Brown and Peterson had been critical of Cavanaugh for voting with Baxley last year to suspend, rather than fire, a PSC manager who was using a state cellphone to run her private travel business. Cavanaugh said the six-week suspension without pay was the toughest punishment available short of firing.
On the eve of the election, Cavanaugh settled two traffic tickets for driving with a suspended license. Information about the tickets surfaced on Internet sites over the weekend. On Monday, Cavanaugh called it "an 11th-hour desperation tactic" to hurt her campaign.
Richard Leonard, 55, cast his ballot for Cavanaugh at the Chilton County Courthouse on Tuesday afternoon.
"She's done a good job in the past, and I didn't see a reason to change," Leonard said, adding that it was important to him to unseat the Democratic Baxley.
The two runoff candidates are running to lead a utility regulatory board that lacks much of the power it used to wield.
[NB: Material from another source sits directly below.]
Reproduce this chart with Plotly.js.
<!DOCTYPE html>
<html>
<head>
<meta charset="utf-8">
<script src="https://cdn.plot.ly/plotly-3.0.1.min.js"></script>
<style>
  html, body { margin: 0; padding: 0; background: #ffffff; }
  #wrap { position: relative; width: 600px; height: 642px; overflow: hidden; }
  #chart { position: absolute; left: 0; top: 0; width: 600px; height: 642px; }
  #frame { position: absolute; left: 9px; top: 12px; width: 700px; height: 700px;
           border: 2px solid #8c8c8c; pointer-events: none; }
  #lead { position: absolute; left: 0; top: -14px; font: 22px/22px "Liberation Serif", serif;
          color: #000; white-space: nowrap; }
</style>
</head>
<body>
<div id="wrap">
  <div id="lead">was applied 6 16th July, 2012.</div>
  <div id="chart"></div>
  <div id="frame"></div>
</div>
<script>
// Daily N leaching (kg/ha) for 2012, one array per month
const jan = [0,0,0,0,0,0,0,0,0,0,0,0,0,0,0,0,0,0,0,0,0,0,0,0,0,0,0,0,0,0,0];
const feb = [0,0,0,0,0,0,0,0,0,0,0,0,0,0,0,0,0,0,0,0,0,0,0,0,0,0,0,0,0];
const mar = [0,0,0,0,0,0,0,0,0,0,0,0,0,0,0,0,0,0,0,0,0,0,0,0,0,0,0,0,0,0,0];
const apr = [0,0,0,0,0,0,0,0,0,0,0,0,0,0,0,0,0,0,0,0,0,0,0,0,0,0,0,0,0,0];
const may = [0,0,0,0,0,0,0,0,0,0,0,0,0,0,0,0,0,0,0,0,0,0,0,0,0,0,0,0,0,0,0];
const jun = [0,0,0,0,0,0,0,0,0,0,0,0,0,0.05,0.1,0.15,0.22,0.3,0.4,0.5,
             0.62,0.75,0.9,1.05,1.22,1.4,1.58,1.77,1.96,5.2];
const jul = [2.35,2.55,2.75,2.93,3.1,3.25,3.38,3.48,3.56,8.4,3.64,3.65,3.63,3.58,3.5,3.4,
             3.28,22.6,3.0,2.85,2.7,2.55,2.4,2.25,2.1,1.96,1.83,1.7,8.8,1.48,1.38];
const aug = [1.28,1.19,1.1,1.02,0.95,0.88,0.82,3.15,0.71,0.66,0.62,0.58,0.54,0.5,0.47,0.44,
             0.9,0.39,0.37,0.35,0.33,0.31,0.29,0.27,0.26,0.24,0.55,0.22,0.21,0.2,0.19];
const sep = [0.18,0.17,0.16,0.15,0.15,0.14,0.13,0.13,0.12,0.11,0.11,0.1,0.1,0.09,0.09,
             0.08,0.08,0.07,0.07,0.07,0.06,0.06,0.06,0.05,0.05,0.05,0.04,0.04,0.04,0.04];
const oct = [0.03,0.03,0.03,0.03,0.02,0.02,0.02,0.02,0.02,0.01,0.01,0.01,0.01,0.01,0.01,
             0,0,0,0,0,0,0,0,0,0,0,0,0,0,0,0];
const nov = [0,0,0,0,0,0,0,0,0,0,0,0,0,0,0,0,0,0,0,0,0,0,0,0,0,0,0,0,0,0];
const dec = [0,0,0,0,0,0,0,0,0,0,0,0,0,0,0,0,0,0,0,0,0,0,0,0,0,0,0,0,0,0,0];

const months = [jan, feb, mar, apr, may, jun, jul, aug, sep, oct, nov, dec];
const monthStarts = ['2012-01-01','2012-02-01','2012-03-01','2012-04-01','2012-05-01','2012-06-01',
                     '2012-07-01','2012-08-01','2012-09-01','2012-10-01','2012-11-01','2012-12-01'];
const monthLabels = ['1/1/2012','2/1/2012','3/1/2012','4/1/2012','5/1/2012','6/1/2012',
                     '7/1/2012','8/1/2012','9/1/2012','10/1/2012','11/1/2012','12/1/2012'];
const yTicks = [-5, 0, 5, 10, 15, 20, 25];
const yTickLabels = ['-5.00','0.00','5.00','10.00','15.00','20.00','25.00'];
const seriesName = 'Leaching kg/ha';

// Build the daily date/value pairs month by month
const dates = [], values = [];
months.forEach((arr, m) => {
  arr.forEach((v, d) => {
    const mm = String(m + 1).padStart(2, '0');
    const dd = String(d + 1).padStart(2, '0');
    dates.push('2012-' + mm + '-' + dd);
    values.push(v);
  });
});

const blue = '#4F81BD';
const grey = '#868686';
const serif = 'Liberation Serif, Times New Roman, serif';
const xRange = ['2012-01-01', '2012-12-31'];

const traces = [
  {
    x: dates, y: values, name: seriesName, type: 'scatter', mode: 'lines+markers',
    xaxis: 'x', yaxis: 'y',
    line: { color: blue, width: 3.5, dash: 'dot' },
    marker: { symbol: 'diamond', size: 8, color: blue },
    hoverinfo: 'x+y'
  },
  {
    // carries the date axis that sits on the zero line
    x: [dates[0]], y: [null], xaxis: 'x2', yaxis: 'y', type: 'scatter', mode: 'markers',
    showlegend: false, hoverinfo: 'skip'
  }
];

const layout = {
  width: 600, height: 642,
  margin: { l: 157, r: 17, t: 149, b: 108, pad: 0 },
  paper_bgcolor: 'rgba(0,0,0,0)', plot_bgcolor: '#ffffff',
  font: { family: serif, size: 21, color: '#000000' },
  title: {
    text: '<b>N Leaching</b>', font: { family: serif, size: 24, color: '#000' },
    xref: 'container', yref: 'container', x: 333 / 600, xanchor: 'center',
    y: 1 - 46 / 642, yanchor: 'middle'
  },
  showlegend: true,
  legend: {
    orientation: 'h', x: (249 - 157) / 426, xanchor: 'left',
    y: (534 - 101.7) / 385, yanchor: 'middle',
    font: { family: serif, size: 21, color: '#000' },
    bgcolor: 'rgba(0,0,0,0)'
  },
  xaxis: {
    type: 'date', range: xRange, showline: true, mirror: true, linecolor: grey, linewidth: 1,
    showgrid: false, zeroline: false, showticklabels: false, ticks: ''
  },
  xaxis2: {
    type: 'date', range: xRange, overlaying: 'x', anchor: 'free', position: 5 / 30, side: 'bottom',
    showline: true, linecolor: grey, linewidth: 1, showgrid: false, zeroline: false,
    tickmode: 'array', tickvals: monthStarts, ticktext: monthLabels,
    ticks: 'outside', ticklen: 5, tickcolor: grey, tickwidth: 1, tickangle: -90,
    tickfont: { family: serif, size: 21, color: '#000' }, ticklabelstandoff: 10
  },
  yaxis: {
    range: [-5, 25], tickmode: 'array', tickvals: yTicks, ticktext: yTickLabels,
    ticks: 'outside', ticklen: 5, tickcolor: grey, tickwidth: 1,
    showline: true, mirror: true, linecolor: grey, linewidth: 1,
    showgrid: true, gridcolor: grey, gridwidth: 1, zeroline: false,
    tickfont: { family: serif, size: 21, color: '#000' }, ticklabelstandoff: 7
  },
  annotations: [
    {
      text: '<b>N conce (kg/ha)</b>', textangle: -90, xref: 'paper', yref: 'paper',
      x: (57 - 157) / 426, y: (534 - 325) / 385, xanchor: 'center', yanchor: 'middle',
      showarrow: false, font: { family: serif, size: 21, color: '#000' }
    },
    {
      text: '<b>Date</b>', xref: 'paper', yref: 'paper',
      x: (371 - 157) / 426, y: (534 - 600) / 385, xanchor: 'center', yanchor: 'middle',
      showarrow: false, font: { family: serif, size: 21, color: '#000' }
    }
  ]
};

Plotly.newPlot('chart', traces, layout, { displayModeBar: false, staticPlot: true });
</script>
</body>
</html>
The Alabama Legislature has deregulated much of the phone business that the PSC used to oversee, and now some legislative leaders are discussing giving state troopers the PSC's responsibility for making sure commercial trucking companies have insurance.
The PSC continues to regulate electric and natural gas utilities, which the candidates said is crucial to maintaining low rates for consumers.